Tesp | POS Hardware Sourcing Partner

POS Hardware Pilot Order Follow-Up Rhythm for Small Batches

A small POS hardware pilot order can go quiet after the quote is approved.

The risk is usually not one big mistake. It is several small updates arriving late.

POS hardware pilot order packing and follow-up illustration with cartons accessories and checklist
Small pilot orders still need visible checkpoints from configuration to packing.

For an overseas POS software team, a pilot order is not just a small purchase. It is often the first real bridge between software testing, local installation habits, counter space, peripheral use, and supplier execution.

Because the quantity is small, the order can look simple. In practice, it still touches many details: configuration, accessories, labels, power plugs, packaging, sample photos, shipment timing, and communication between the supplier’s sales, warehouse, and production contacts.

Where small pilot orders usually lose rhythm

  • The confirmed configuration is stored in a chat message, not in a shared order sheet.
  • The sample details change, but the packing checklist is not updated.
  • Accessory quantities are assumed, not counted.
  • Photos are requested only after the carton is already sealed.
  • Shipping information is collected late, so the buyer cannot plan the next step.

Why a follow-up rhythm matters

A small batch may not receive the same internal attention as a large production order. It may move through several hands: sales confirmation, component preparation, assembly, packing, warehouse, and shipping. If nobody keeps the sequence visible, the buyer only sees silence between messages.

This is why a POS hardware pilot order follow-up plan should be simple, written, and tied to real checkpoints. It does not need to be complicated. It just needs to prevent small details from disappearing.

A practical follow-up rhythm

1. Before the supplier starts preparing units

Confirm the order sheet in one place. The sheet should include model, quantity, CPU, RAM, storage, OS version, screen size, port needs, accessories, plug type, and any label or packaging request.

This prevents the supplier from relying on scattered chat history.

2. Before assembly or final preparation

Ask the supplier to confirm whether any part of the configuration has changed from the earlier sample or quotation. This is especially useful when the pilot order follows a sample test.

  • Mainboard or I/O board version
  • Printer or scanner option
  • Power adapter and plug
  • Packaging and accessory list
Small batch POS hardware packing checklist illustration with cartons accessories and follow-up points
A clear packing checklist helps keep accessories, carton details, and updates visible.

3. Before packing

This is the best point to request basic photos. The buyer can ask for photos of the unit, ports, accessories, labels, carton, and packing layout before the carton is closed.

The purpose is not to create paperwork. It is to catch obvious mismatches while the supplier can still adjust.

4. Before shipment booking

Confirm carton quantity, gross weight, dimensions, shipping marks, delivery address, and whether the buyer needs any simple document information for internal tracking.

For small pilot batches, these details are often delayed because everyone assumes the order is easy.

5. After shipment

Keep one short issue log.

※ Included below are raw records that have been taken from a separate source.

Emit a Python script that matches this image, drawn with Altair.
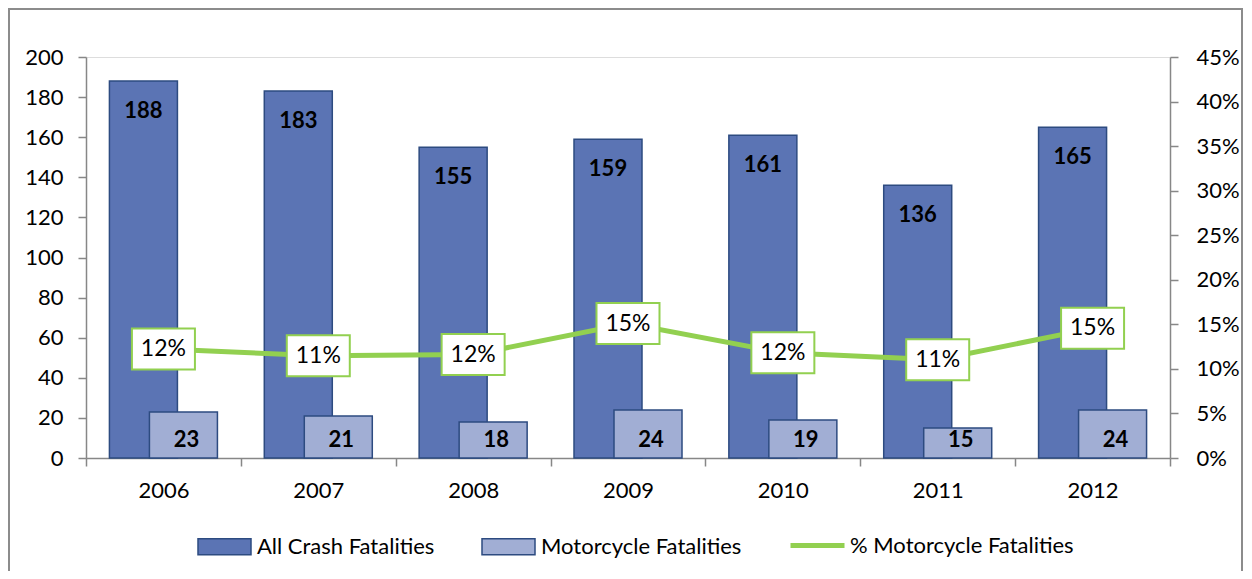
import altair as alt
import pandas as pd

# ---------------- data ----------------
years = ["2006", "2007", "2008", "2009", "2010", "2011", "2012"]
all_crash = [188, 183, 155, 159, 161, 136, 165]
motorcycle = [23, 21, 18, 24, 19, 15, 24]
pct_moto = [0.1223, 0.1148, 0.1161, 0.1509, 0.1180, 0.1103, 0.1455]
series_names = ["All Crash Fatalities", "Motorcycle Fatalities"]
line_name = "% Motorcycle Fatalities"
left_ticks = [0, 20, 40, 60, 80, 100, 120, 140, 160, 180, 200]
right_ticks = [0, 0.05, 0.10, 0.15, 0.20, 0.25, 0.30, 0.35, 0.40, 0.45]

# ---------------- style ----------------
DARK = "#5B74B4"
LIGHT = "#A1AED4"
EDGE = "#2D4B80"
GREEN = "#92D050"
AXIS = "#878787"
FONT = "Lato"
W, H = 1084, 401

bars_df = pd.DataFrame({
    "year": years + years,
    "series": [series_names[0]] * len(years) + [series_names[1]] * len(years),
    "value": all_crash + motorcycle,
})
line_df = pd.DataFrame({"year": years, "pct": pct_moto, "lineSeries": [line_name] * len(years)})
frame_df = pd.DataFrame({"k": [0]})

x_scale = alt.Scale(domain=years, paddingInner=0, paddingOuter=0)
x_axis = alt.Axis(title=None, tickBand="extent", domainColor=AXIS, tickColor=AXIS,
                  tickSize=8, domainWidth=1.5, tickWidth=1.5, labelFontSize=22,
                  labelColor="black", labelPadding=14, labelAngle=0, grid=False,
                  labelFont=FONT)
X = alt.X("year:N", scale=x_scale, axis=x_axis)

yl_scale = alt.Scale(domain=[0, 200], nice=False)
yl_axis = alt.Axis(title=None, orient="left", values=left_ticks, domainColor=AXIS,
                   tickColor=AXIS, tickSize=8, domainWidth=1.5, tickWidth=1.5,
                   labelFontSize=22, labelColor="black", labelPadding=15, grid=False,
                   labelFont=FONT)
YL = alt.Y("value:Q", scale=yl_scale, axis=yl_axis)

yr_scale = alt.Scale(domain=[0, 0.45], nice=False)
yr_axis = alt.Axis(title=None, orient="right", values=right_ticks, format=".0%",
                   domainColor=AXIS, tickColor=AXIS, tickSize=8, domainWidth=1.5,
                   tickWidth=1.5, labelFontSize=22, labelColor="black",
                   labelPadding=18, grid=False, labelFont=FONT)
YR = alt.Y("pct:Q", scale=yr_scale, axis=yr_axis)

SWATCH = "M-1,-0.3L1,-0.3L1,0.3L-1,0.3Z"
BOX = "M-1,-0.651L1,-0.651L1,0.651L-1,0.651Z"

fill_enc = alt.Fill(
    "series:N",
    scale=alt.Scale(domain=series_names, range=[DARK, LIGHT]),
    legend=alt.Legend(title=None, orient="none", legendX=111, legendY=462,
                      direction="horizontal", symbolType=SWATCH, symbolSize=53 * 53,
                      symbolStrokeColor=EDGE, symbolStrokeWidth=1.5,
                      symbolOpacity=1, labelFontSize=22, labelColor="black",
                      labelFont=FONT, labelOffset=5, columnPadding=44, padding=0,
                      labelLimit=500),
)

frame = alt.Chart(frame_df).mark_rect(fill="transparent", stroke="#8C8C8C",
                                      strokeWidth=2).encode(
    x=alt.value(-77), x2=alt.value(1156), y=alt.value(-48), y2=alt.value(560))

base_bars = alt.Chart(bars_df)
dark = base_bars.transform_filter(alt.datum.series == series_names[0]).mark_bar(
    width=68, xOffset=-20, stroke=EDGE, strokeWidth=1.5).encode(x=X, y=YL, fill=fill_enc)
light = base_bars.transform_filter(alt.datum.series == series_names[1]).mark_bar(
    width=68, xOffset=20, stroke=EDGE, strokeWidth=1.5).encode(x=X, y=YL, fill=fill_enc)
dark_text = base_bars.transform_filter(alt.datum.series == series_names[0]).mark_text(
    xOffset=-20, dy=30, fontSize=22, fontWeight="bold", baseline="middle",
    color="black", font=FONT).encode(x=X, y=YL, text="value:Q")
light_text = base_bars.transform_filter(alt.datum.series == series_names[1]).mark_text(
    xOffset=23, fontSize=22, fontWeight="bold", baseline="middle",
    color="black", font=FONT).encode(x=X, y=alt.value(H - 18), text="value:Q")

bars_group = alt.layer(frame, dark, light, dark_text, light_text)

line = alt.Chart(line_df).mark_line(strokeWidth=5).encode(
    x=X, y=YR,
    stroke=alt.Stroke("lineSeries:N",
                      scale=alt.Scale(domain=[line_name], range=[GREEN]),
                      legend=alt.Legend(title=None, orient="none", legendX=702,
                                        legendY=459, symbolType="stroke",
                                        symbolSize=54 * 54, symbolStrokeWidth=5,
                                        labelFontSize=22, labelColor="black",
                                        labelFont=FONT, labelOffset=3, padding=0,
                                        labelLimit=500)))
boxes = alt.Chart(line_df).mark_point(
    shape=BOX, size=63 * 63, filled=True, fill="white", stroke=GREEN,
    strokeWidth=2, opacity=1, fillOpacity=1, strokeOpacity=1).encode(x=X, y=YR)
pct_text = alt.Chart(line_df).mark_text(
    fontSize=23, baseline="middle", color="black", font=FONT).encode(
    x=X, y=YR, text=alt.Text("pct:Q", format=".0%"))

line_group = alt.layer(line, boxes, pct_text)

chart = alt.layer(bars_group, line_group).resolve_scale(y="independent").properties(
    width=W, height=H,
    padding={"left": 78, "top": 49, "right": 74, "bottom": 113},
    autosize=alt.AutoSizeParams(type="none"),
    background="white",
).configure_view(fill="#E6E6E6", strokeWidth=0).configure(font=FONT)

chart.save("out.html", embed_options={"renderer": "svg", "actions": False})
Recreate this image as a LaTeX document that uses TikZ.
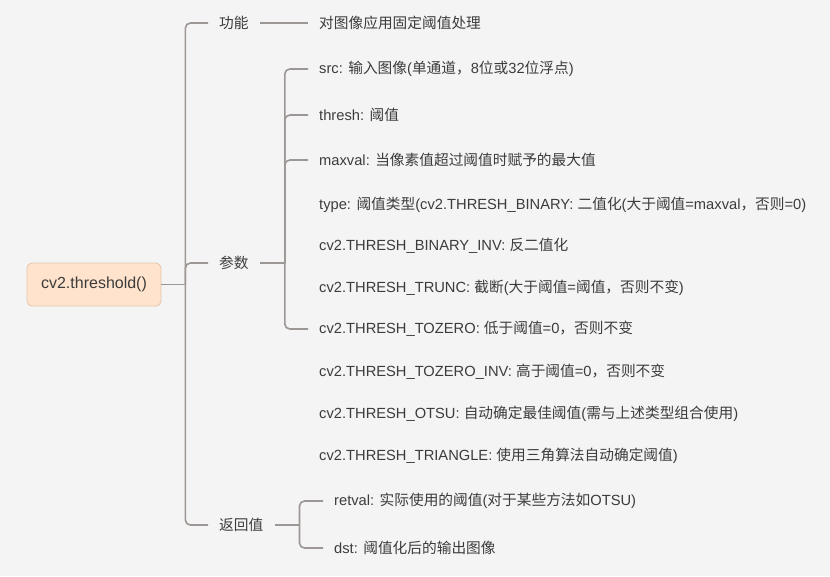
\documentclass[tikz,border=0pt]{standalone}
\usepackage{fontspec}
\setmainfont{Liberation Sans}
\newfontfamily\cjk{Noto Sans CJK SC}
\newcommand{\zh}[1]{{\cjk #1}}
\definecolor{bgc}{HTML}{F4F4F4}
\definecolor{txt}{HTML}{3C3C3C}
\definecolor{linec}{HTML}{9C9794}
\definecolor{rootfill}{HTML}{FFE3CC}
\definecolor{rootdraw}{HTML}{E2C6AC}
\begin{document}
\begin{tikzpicture}[x=1pt,y=-1pt,
  every node/.style={text=txt, font=\fontsize{14.7}{17}\selectfont},
  rootbox/.style={draw=rootdraw, fill=rootfill, rounded corners=5pt, line width=0.8pt,
     minimum width=134pt, minimum height=43pt, inner sep=0pt, font=\fontsize{16}{19}\selectfont},
  mid/.style={anchor=west, inner xsep=11pt, inner ysep=2pt},
  leaf/.style={anchor=west, inner xsep=11pt, inner ysep=2pt},
  conn/.style={draw=linec, line width=1.6pt, rounded corners=5pt}]
\fill[bgc] (0,0) rectangle (830,576);
\useasboundingbox (0,0) rectangle (830,576);

\node[rootbox] (root) at (94,284.5) {cv2.threshold()};

\node[mid] (gn) at (208,23) {\zh{功能}};
\node[mid] (cs) at (208,263) {\zh{参数}};
\node[mid] (fh) at (208,525) {\zh{返回值}};

\node[leaf] (func) at (308,23) {\zh{对图像应用固定阈值处理}};
\node[leaf] (src) at (308,69) {src: \zh{输入图像}(\zh{单通道，}8\zh{位或}32\zh{位浮点})};
\node[leaf] (thr) at (308,115) {thresh: \zh{阈值}};
\node[leaf] (maxv) at (308,160) {maxval: \zh{当像素值超过阈值时赋予的最大值}};
\node[leaf] (typ) at (308,205) {type: \zh{阈值类型}(cv2.THRESH\_BINARY: \zh{二值化}(\zh{大于阈值}=maxval\zh{，否则}=0)};
\node[leaf] (binv) at (308,246) {cv2.THRESH\_BINARY\_INV: \zh{反二值化}};
\node[leaf] (trunc) at (308,288) {cv2.THRESH\_TRUNC: \zh{截断}(\zh{大于阈值}=\zh{阈值，否则不变})};
\node[leaf] (tozero) at (308,329) {cv2.THRESH\_TOZERO: \zh{低于阈值}=0\zh{，否则不变}};
\node[leaf] (tozinv) at (308,372) {cv2.THRESH\_TOZERO\_INV: \zh{高于阈值}=0\zh{，否则不变}};
\node[leaf] (otsu) at (308,414) {cv2.THRESH\_OTSU: \zh{自动确定最佳阈值}(\zh{需与上述类型组合使用})};
\node[leaf] (tri) at (308,456) {cv2.THRESH\_TRIANGLE: \zh{使用三角算法自动确定阈值})};
\node[leaf] (ret) at (323,501) {retval: \zh{实际使用的阈值}(\zh{对于某些方法如}OTSU)};
\node[leaf] (dst) at (323,548) {dst: \zh{阈值化后的输出图像}};

% root connectors
\draw[conn] (root.east) -- ++(24,0) coordinate (j0);
\draw[conn] (j0) |- (gn.west);
\draw[conn] (j0) |- (cs.west);
\draw[conn] (j0) |- (fh.west);

% function
\draw[conn] (gn.east) -- (func.west);

% parameters
\draw[conn] (cs.east) -- ++(25,0) coordinate (j1);
\draw[conn] (j1) |- (src.west);
\draw[conn] (j1) |- (thr.west);
\draw[conn] (j1) |- (maxv.west);
\draw[conn] (j1) |- (tozero.west);

% return values
\draw[conn] (fh.east) -- ++(25,0) coordinate (j2);
\draw[conn] (j2) |- (ret.west);
\draw[conn] (j2) |- (dst.west);
\end{tikzpicture}
\end{document}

If anything is unclear after arrival, record the model, photo, serial number if available, and the exact question. This makes the next supplier conversation more efficient.

A simple request format

A pilot order follow-up request can be written like this:

  • Final configuration sheet confirmed before preparation
  • Accessory list confirmed before packing
  • Photo points: front, rear ports, accessories, label, carton
  • Target packing update date
  • Carton size and weight before shipment
  • One contact window for follow-up questions

This gives the supplier a clear working list and gives the buyer a record that can be reused for the next small batch.

Where Tesp fits in

Tesp’s role is practical follow-up from Qingdao and nearby supplier areas. For overseas POS software companies, ISVs, system integrators, and solution providers, that may include collecting sample details, following supplier updates, arranging basic photo checks, and keeping small-batch order information from becoming scattered.

This connects naturally with Tesp’s POS hardware sourcing and project follow-up support, OEM and custom POS hardware coordination, and POS terminal sourcing support.

Small-batch POS hardware follow-up from China

If you are preparing a pilot order, a clear follow-up rhythm can make the difference between a quiet order and a visible project.

Share your pilot order requirements with Tesp

FAQ

What is a POS hardware pilot order?

A pilot order is a small batch used to test hardware configuration, software setup, local installation, and supplier communication before a larger purchase.

Why do small POS hardware orders still need follow-up?

Small orders can still involve configuration, ports, accessories, labels, packing, and shipment details. Without a simple follow-up rhythm, these details can be confirmed too late.

What should be checked before packing a pilot order?

Useful checks include the final configuration, accessories, power plug, port photos, label details, carton packing, and basic shipment information.

Can Tesp help follow up small POS hardware batches?

Tesp can help overseas POS software teams coordinate supplier communication, sample details, small-batch updates, and practical pre-shipment photo requests where appropriate.